Tom Magnuson, a NC Humanities fellow and Davidson County historian with a wealth of knowledge about trading paths in the area, will be speaking on Saturday, November 8th at the Denton Town Hall at 2pm. Magnuson hopes to provide Denton residents with some insight into how the role that their community played in the trade of goods in the early days. For more information about this event, please contact Barbara Hogan, 336-859-4269.
More info on Tom Magnuson and his work, from the NC Humanities Speakers Bureau Catalog:
Trading paths were a system of centuries-old trails and river crossings linking the Chesapeake Bay region and Catawba, Cherokee and other American Indian towns in the Carolinas and Georgia. During England's first contact with Native Americans between 1585 and 1750, a substantial
population of Indians, Europeans, and Africans in the southeast blended cultures and populations to produce many of the characteristics we now call southern. Quakers, former indentured servants and runaway slaves, whole families outlawed in Virginia, and opportunists of all stripes found
a place in Carolina. The trading paths served to join these cultures, and areas surrounding the paths were meccas of settlement for both American Indians and Europeans.

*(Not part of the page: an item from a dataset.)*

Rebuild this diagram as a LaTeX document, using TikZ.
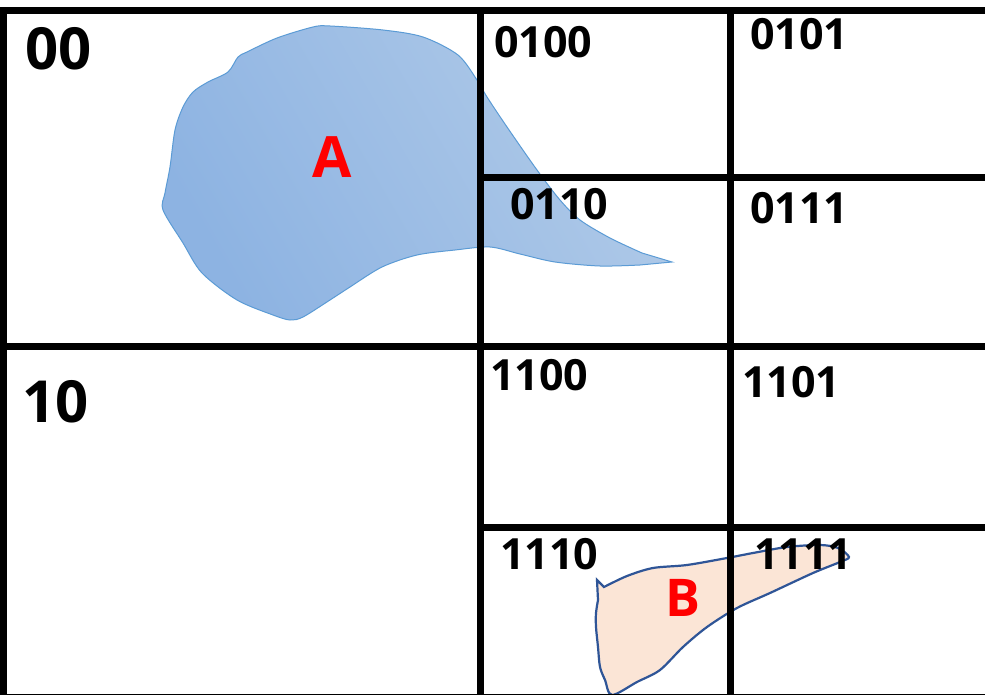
\documentclass[tikz,border=0pt]{standalone}
\usepackage{fontspec}
\setmainfont{Open Sans}
\definecolor{adark}{HTML}{8DB3E2}
\definecolor{alight}{HTML}{B0CAE8}
\definecolor{aline}{HTML}{5B9BD5}
\definecolor{bfill}{HTML}{FBE5D6}
\definecolor{bline}{HTML}{2F5597}
\tikzset{
  gridline/.style={line width=7pt, black},
  big/.style={anchor=base west, inner sep=0pt, font=\fontsize{58}{58}\selectfont\bfseries},
  code/.style={anchor=base west, inner sep=0pt, font=\fontsize{43}{43}\selectfont\bfseries},
  region/.style={anchor=base, inner sep=0pt, text=red, font=\fontsize{#1}{#1}\selectfont\bfseries},
}
\begin{document}
\begin{tikzpicture}[x=1pt,y=-1pt]
\useasboundingbox (0,0) rectangle (985,695);
\clip (0,0) rectangle (985,695);
\fill[white] (0,0) rectangle (985,695);

% blob A
\shadedraw[left color=adark, right color=alight, shading angle=120, draw=aline, line width=1pt]
  (672,262) -- plot[smooth, tension=0.5] coordinates {(640,265) (600,266) (555,262) (520,254) (490,247) (455,250) (417,255) (382,267) (350,287) (330,300) (303,317) (290,320) (273,315) (237,300) (202,273) (183,243) (163,210) (165,193) (170,167) (175,130) (183,107) (193,92) (208,82) (228,72) (238,57) (247,52) (277,38) (313,27) (330,26) (383,30) (423,37) (458,55) (477,80) (487,97) (507,127) (537,170) (560,200) (580,220) (610,238) (642,253)} -- cycle;

% blob B
\filldraw[fill=bfill, draw=bline, line width=2.2pt]
  (597,580) -- plot[smooth, tension=0.5] coordinates {(604,587) (627,576) (653,568) (687,565) (727,558) (753,553) (787,547) (820,545) (838,548) (849,557) (840,562) (813,573) (770,593) (737,608) (707,627) (683,647) (660,670) (637,682) (612,695) (605,680) (600,667) (598,647) (596,627) (596,613) (598,600)} -- cycle;

% grid
\coordinate (tl) at (0,11);
\coordinate (tr) at (985,11);
\coordinate (ml) at (0,346.5);
\coordinate (mr) at (985,346.5);
\coordinate (v0t) at (3.5,7.5);
\coordinate (v0b) at (3.5,695);
\coordinate (v1t) at (480.5,7.5);
\coordinate (v1b) at (480.5,695);
\coordinate (v2t) at (730.5,7.5);
\coordinate (v2b) at (730.5,695);
\coordinate (h1l) at (480.5,178);
\coordinate (h1r) at (985,178);
\coordinate (h2l) at (480.5,527.5);
\coordinate (h2r) at (985,527.5);
\coordinate (bl) at (0,694.3);
\coordinate (br) at (985,694.3);
\draw[gridline] (tl) -- (tr);
\draw[gridline] (ml) -- (mr);
\draw[gridline] (v0t) -- (v0b);
\draw[gridline] (v1t) -- (v1b);
\draw[gridline] (v2t) -- (v2b);
\draw[gridline] (h1l) -- (h1r);
\draw[gridline] (h2l) -- (h2r);
\draw[line width=1.5pt] (bl) -- (br);

% labels
\node[big] (c00) at (25,70) {00};
\node[big] (c10) at (22,422) {10};
\node[code] (c0100) at (494,58) {0100};
\node[code] (c0101) at (750,50) {0101};
\node[code] (c0110) at (510,219) {0110};
\node[code] (c0111) at (750,224) {0111};
\node[code] (c1100) at (490,390) {1100};
\node[code] (c1101) at (742,397) {1101};
\node[code] (c1110) at (500,569) {1110};
\node[code] (c1111) at (754,569) {1111};
\node[region=57] (la) at (332,178) {A};
\node[region=52] (lb) at (683,616) {B};
\end{tikzpicture}
\end{document}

Later roads were constructed along these same routes. Thus,
it is highly probable that much of our history and most of our stories start on a road, are at least in part about a road, and depend on a road. As a result, finding old trading paths is synonymous with finding the material remainders of our earliest history which remains largely a mystery. In this program, Tom Magnuson describes the process and the
importance of finding, recording, and preserving these early roads.